• [Your objective]
Copy each line below in which the string "with" occurs.

• [Data section]
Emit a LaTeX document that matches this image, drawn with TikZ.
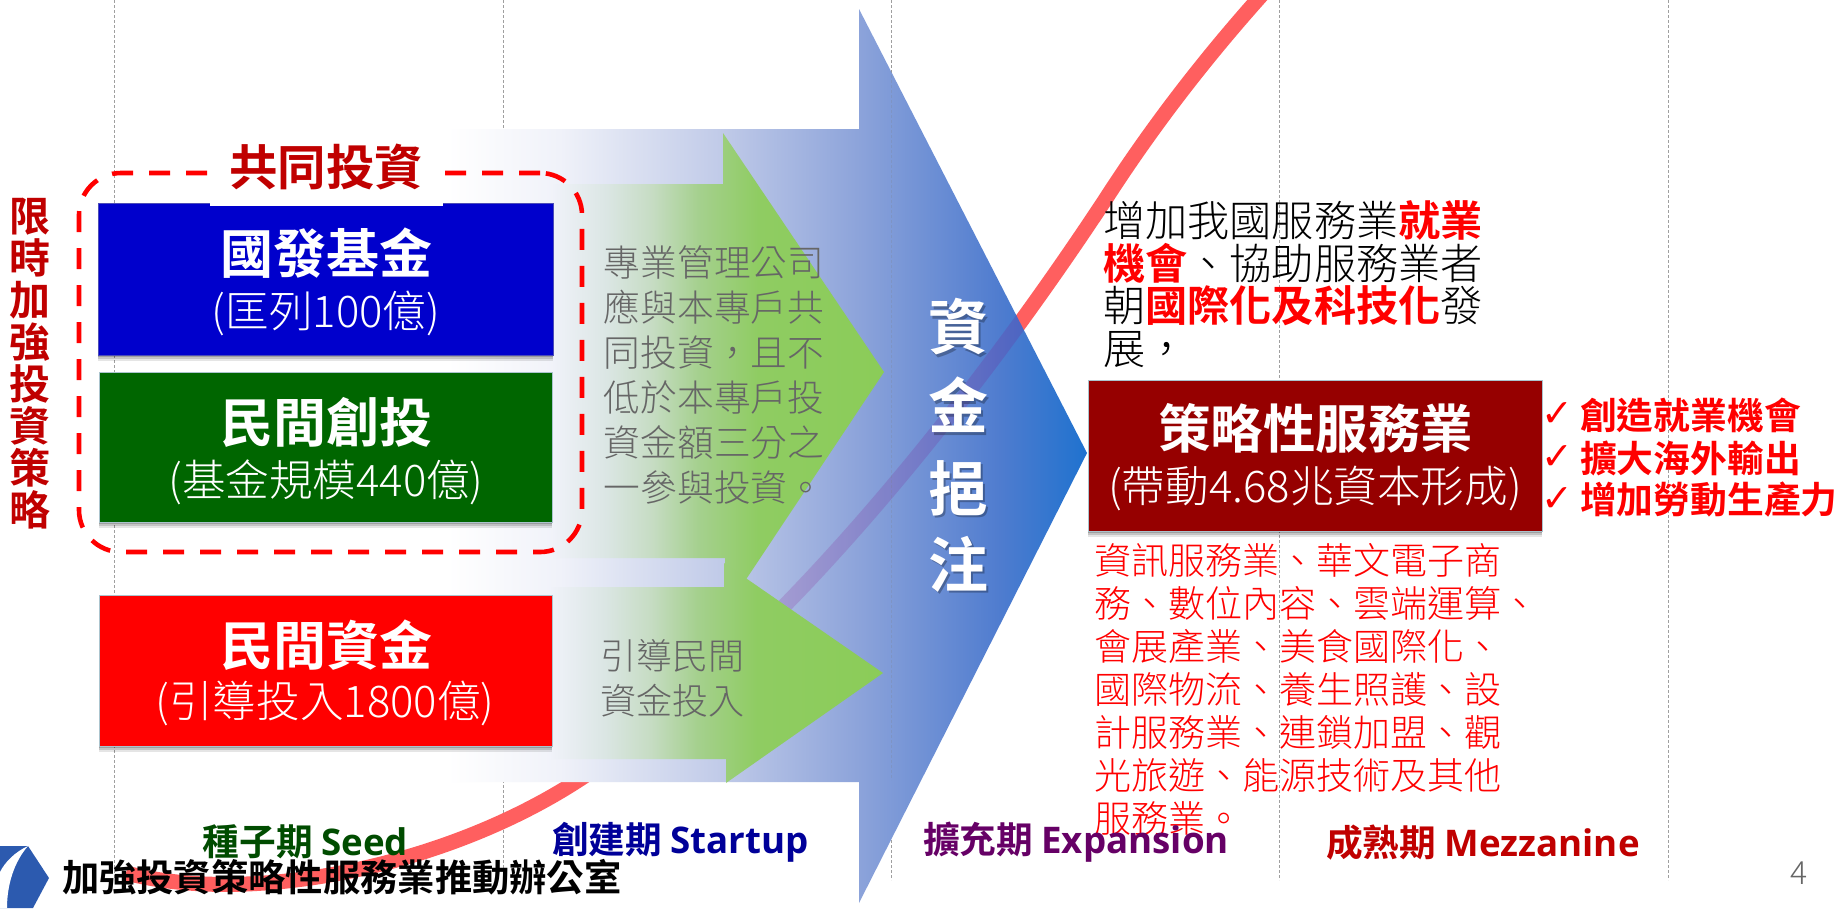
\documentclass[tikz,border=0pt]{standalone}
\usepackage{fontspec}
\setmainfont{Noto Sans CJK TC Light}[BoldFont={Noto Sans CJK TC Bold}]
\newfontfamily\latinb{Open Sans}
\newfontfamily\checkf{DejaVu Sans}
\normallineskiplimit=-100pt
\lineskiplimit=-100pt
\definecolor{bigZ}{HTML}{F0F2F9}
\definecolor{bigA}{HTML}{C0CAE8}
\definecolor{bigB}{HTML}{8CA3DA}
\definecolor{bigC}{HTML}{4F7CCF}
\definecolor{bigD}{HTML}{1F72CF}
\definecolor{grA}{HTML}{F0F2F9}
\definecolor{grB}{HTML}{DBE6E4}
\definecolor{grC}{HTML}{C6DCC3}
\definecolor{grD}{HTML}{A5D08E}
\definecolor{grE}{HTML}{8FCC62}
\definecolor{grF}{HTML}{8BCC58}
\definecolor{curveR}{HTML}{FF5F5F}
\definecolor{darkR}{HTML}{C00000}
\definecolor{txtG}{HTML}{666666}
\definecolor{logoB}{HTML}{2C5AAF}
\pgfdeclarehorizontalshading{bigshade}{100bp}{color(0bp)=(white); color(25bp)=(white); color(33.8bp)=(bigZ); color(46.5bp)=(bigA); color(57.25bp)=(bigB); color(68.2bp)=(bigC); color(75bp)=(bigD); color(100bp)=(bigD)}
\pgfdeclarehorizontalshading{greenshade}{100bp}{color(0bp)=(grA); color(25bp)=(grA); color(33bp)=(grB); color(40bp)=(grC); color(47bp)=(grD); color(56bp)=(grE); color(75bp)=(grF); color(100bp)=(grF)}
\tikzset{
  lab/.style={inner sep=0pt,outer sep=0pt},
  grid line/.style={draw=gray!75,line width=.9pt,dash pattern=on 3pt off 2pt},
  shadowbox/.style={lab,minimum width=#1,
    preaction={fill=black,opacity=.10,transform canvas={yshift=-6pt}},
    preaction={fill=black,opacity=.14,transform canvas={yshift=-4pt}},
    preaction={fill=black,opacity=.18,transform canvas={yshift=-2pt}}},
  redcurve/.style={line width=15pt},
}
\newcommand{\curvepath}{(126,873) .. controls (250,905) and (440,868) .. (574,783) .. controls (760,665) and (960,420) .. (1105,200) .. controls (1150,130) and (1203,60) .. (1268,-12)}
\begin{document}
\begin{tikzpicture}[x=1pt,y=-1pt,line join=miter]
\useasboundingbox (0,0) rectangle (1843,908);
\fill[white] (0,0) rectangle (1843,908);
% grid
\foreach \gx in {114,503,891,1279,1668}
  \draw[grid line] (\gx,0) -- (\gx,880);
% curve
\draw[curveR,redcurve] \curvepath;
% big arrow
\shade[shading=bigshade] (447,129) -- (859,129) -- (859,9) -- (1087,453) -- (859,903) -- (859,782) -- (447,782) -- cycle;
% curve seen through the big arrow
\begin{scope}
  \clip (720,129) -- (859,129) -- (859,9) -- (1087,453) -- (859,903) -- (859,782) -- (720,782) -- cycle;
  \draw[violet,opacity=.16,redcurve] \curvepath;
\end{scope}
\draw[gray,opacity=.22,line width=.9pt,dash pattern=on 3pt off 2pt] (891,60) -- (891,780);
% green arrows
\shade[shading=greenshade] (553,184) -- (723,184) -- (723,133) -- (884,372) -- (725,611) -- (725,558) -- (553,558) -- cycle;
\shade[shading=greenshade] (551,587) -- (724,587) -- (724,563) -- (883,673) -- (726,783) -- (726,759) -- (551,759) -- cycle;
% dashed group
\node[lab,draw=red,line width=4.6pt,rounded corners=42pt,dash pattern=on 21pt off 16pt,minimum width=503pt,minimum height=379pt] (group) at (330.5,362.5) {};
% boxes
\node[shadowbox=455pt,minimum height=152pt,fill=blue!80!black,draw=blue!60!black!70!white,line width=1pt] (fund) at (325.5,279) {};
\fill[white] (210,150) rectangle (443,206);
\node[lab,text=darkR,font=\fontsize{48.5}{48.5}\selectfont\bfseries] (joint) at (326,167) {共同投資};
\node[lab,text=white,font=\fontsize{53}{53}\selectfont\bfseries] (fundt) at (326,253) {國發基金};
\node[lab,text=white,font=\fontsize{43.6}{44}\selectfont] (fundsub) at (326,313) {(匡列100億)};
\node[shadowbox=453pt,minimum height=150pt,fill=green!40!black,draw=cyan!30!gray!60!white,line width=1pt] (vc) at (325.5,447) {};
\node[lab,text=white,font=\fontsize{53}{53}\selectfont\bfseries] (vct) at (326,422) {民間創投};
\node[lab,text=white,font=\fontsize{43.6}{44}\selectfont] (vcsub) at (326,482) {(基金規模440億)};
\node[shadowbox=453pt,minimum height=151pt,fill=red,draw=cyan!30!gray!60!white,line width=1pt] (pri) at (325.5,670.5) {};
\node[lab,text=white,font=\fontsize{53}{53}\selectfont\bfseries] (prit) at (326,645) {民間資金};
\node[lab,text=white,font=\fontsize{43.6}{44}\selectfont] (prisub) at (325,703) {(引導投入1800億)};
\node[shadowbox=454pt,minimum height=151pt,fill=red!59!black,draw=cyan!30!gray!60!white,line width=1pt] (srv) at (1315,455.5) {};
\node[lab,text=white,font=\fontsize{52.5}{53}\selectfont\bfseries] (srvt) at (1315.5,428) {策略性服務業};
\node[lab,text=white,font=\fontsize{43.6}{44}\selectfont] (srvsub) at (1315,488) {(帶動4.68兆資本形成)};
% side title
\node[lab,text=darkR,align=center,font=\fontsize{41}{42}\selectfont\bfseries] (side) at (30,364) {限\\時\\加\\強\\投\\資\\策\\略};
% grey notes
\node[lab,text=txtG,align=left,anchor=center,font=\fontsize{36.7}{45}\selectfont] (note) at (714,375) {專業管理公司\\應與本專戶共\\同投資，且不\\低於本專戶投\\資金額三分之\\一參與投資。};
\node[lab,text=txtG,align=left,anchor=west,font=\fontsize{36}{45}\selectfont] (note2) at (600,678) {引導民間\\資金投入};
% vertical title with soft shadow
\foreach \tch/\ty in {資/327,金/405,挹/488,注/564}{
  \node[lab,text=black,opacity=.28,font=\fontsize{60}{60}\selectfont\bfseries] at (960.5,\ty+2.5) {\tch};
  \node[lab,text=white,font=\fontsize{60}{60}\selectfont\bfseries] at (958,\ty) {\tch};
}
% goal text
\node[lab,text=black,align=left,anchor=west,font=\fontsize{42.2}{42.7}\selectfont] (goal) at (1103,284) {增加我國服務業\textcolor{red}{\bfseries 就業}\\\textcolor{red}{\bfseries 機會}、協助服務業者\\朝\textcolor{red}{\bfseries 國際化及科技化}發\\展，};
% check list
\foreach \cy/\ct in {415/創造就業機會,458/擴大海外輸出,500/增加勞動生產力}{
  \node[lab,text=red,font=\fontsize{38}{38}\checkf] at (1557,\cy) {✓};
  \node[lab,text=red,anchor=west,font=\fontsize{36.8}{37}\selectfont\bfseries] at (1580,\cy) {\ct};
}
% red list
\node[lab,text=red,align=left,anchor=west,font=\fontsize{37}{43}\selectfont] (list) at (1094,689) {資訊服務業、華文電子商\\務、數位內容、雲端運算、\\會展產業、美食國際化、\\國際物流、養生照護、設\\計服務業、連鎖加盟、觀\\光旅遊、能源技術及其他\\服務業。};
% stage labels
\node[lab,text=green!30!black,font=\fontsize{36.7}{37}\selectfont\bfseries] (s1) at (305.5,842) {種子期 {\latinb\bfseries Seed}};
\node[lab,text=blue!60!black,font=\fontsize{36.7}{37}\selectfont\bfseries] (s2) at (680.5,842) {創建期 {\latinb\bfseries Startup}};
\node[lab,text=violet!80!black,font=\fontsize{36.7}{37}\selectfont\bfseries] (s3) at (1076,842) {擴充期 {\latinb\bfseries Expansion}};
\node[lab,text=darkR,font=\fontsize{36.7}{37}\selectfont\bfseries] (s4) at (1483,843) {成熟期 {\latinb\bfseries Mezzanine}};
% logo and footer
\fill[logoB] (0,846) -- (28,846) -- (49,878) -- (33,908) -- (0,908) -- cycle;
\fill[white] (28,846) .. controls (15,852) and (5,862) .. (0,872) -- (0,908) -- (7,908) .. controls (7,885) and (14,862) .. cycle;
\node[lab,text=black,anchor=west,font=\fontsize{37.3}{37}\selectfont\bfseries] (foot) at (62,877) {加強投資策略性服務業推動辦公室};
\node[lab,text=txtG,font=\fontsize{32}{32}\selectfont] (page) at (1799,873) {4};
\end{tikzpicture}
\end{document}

• [Answer for the task]
Emit a LaTeX document that matches this image, drawn with TikZ.
% vertical title with soft shadow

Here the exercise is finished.